• Directions: Give back exactly the lines from the start of the listing to the line containing "26.0, 27.0, 28.1];", inclusive, and nothing beyond them.

• Data shown:

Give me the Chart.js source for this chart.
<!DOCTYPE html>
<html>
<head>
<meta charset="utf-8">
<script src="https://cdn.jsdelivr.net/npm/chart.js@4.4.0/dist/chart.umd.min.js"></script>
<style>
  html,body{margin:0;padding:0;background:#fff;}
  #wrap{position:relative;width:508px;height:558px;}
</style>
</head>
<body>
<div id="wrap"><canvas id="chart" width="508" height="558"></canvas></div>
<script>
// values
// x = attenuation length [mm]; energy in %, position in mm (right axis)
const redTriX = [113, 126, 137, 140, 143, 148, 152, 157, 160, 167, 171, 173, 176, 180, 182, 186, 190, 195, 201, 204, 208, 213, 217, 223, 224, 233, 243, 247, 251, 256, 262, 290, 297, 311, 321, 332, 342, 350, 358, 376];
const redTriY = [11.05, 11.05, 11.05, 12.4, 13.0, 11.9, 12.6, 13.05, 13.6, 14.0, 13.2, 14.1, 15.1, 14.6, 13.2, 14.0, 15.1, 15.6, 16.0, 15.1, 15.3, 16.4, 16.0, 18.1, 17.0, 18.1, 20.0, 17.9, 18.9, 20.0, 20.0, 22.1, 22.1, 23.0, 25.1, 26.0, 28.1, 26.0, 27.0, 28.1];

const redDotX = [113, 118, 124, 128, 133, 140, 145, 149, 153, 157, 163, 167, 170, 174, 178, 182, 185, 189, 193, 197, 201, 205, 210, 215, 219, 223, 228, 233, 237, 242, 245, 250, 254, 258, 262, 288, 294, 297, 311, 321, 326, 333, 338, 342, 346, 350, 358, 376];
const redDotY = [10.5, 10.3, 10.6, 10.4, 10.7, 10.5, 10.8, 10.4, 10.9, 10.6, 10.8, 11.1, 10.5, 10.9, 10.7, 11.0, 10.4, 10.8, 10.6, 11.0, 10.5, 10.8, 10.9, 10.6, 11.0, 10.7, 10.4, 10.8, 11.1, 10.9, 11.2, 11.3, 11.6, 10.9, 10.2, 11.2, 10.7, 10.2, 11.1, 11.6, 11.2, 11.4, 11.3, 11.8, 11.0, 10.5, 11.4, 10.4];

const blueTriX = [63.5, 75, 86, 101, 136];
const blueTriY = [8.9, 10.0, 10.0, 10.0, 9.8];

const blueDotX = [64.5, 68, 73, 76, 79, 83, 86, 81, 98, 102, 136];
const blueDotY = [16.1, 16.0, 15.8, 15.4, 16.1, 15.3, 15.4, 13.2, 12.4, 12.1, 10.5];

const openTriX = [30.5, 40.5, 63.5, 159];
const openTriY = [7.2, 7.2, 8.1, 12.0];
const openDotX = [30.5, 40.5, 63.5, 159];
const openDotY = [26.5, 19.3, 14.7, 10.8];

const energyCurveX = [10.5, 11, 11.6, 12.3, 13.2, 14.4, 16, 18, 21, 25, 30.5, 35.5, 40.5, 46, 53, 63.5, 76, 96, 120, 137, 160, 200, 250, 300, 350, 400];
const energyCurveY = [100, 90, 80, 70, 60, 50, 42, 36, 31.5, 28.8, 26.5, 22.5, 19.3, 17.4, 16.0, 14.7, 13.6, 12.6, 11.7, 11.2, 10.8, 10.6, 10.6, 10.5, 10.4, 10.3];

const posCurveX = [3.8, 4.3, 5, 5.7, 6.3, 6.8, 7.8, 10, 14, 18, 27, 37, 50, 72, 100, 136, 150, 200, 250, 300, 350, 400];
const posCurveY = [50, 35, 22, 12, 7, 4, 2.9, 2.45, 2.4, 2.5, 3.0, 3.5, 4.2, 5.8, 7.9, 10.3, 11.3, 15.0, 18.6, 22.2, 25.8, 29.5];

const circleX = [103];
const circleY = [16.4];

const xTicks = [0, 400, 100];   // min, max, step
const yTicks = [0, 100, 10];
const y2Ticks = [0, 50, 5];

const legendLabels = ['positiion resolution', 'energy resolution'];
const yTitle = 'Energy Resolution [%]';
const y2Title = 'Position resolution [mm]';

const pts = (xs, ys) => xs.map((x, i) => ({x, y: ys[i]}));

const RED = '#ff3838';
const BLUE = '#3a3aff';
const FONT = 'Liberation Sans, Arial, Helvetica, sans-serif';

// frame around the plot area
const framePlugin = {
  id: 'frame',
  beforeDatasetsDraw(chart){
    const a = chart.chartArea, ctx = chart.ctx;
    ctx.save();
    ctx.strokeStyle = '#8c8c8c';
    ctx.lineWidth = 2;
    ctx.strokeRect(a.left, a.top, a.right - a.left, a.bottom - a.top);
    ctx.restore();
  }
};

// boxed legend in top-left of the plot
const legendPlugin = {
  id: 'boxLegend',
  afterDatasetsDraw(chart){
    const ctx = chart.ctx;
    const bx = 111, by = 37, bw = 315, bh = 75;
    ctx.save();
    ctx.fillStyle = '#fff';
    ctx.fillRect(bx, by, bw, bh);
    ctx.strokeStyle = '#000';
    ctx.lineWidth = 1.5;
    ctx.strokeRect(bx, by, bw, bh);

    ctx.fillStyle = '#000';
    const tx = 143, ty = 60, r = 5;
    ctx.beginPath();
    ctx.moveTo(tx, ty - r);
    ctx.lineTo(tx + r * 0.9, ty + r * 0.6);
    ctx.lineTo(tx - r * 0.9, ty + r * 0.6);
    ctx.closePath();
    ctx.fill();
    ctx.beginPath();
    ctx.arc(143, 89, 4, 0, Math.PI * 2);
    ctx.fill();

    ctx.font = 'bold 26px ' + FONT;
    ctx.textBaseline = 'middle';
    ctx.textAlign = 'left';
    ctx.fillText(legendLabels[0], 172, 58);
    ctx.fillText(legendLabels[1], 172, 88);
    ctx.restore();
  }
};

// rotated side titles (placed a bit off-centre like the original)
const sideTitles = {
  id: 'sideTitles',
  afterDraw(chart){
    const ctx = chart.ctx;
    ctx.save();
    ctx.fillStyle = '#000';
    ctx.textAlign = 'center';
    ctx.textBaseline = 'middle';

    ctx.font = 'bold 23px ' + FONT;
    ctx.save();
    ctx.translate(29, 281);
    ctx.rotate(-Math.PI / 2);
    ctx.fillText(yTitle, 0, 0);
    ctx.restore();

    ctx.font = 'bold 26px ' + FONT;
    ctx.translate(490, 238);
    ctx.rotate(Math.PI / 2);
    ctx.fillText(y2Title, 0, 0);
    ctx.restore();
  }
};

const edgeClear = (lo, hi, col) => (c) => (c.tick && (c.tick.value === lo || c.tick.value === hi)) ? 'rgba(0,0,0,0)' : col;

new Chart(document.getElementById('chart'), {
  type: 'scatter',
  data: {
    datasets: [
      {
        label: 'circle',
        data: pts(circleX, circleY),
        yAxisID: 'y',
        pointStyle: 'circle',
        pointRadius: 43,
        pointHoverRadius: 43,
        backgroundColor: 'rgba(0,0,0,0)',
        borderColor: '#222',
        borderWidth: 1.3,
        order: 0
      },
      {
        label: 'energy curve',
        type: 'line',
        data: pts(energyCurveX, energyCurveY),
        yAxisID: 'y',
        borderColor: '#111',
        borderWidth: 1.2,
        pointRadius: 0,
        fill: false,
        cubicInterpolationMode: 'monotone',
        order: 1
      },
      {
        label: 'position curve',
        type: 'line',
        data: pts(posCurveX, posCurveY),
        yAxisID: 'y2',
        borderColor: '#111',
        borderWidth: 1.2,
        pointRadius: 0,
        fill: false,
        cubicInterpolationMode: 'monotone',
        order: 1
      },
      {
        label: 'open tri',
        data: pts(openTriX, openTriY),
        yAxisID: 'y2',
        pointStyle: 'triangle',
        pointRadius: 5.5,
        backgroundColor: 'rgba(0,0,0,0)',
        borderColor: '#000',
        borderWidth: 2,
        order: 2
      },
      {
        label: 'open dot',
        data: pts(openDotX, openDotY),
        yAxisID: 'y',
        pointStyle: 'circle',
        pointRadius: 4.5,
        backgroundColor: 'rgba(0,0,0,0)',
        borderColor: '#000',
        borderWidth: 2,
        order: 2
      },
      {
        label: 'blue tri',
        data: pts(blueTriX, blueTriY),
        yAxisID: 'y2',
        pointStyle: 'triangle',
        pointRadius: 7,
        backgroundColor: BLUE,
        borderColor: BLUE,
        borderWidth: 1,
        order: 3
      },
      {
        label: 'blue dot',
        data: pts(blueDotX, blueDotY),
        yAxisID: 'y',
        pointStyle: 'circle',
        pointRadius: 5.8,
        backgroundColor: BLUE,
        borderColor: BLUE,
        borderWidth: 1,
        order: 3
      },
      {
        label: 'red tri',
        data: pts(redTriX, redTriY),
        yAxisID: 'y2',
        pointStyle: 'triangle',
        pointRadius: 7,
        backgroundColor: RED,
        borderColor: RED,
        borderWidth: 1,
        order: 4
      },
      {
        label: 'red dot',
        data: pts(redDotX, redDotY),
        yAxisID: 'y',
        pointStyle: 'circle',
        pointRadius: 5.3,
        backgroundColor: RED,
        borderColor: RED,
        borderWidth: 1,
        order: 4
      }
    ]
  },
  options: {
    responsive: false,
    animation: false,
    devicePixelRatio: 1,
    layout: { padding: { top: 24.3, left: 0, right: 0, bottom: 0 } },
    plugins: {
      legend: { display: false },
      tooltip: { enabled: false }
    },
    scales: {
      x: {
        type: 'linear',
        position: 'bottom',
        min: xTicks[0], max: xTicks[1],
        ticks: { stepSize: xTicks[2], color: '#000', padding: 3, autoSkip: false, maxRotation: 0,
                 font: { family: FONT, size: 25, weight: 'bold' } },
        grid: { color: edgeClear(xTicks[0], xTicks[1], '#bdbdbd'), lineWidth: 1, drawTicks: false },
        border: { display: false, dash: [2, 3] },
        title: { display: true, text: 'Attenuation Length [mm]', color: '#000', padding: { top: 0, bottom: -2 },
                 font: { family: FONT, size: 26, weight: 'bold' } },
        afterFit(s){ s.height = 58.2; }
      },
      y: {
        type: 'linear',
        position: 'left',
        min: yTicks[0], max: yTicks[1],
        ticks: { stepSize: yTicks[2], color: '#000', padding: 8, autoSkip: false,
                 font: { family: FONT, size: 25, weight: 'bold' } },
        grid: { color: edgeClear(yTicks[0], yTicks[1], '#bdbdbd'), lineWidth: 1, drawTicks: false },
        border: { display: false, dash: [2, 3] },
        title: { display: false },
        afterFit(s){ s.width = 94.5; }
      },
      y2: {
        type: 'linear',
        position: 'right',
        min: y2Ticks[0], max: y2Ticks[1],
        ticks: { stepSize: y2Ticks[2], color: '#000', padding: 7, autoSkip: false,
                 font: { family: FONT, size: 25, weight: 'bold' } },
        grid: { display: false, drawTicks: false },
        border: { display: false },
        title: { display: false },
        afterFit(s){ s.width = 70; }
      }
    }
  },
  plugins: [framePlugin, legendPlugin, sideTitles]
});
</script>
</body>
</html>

• Exercise output:
Give me the Chart.js source for this chart.
<!DOCTYPE html>
<html>
<head>
<meta charset="utf-8">
<script src="https://cdn.jsdelivr.net/npm/chart.js@4.4.0/dist/chart.umd.min.js"></script>
<style>
  html,body{margin:0;padding:0;background:#fff;}
  #wrap{position:relative;width:508px;height:558px;}
</style>
</head>
<body>
<div id="wrap"><canvas id="chart" width="508" height="558"></canvas></div>
<script>
// values
// x = attenuation length [mm]; energy in %, position in mm (right axis)
const redTriX = [113, 126, 137, 140, 143, 148, 152, 157, 160, 167, 171, 173, 176, 180, 182, 186, 190, 195, 201, 204, 208, 213, 217, 223, 224, 233, 243, 247, 251, 256, 262, 290, 297, 311, 321, 332, 342, 350, 358, 376];
const redTriY = [11.05, 11.05, 11.05, 12.4, 13.0, 11.9, 12.6, 13.05, 13.6, 14.0, 13.2, 14.1, 15.1, 14.6, 13.2, 14.0, 15.1, 15.6, 16.0, 15.1, 15.3, 16.4, 16.0, 18.1, 17.0, 18.1, 20.0, 17.9, 18.9, 20.0, 20.0, 22.1, 22.1, 23.0, 25.1, 26.0, 28.1, 26.0, 27.0, 28.1];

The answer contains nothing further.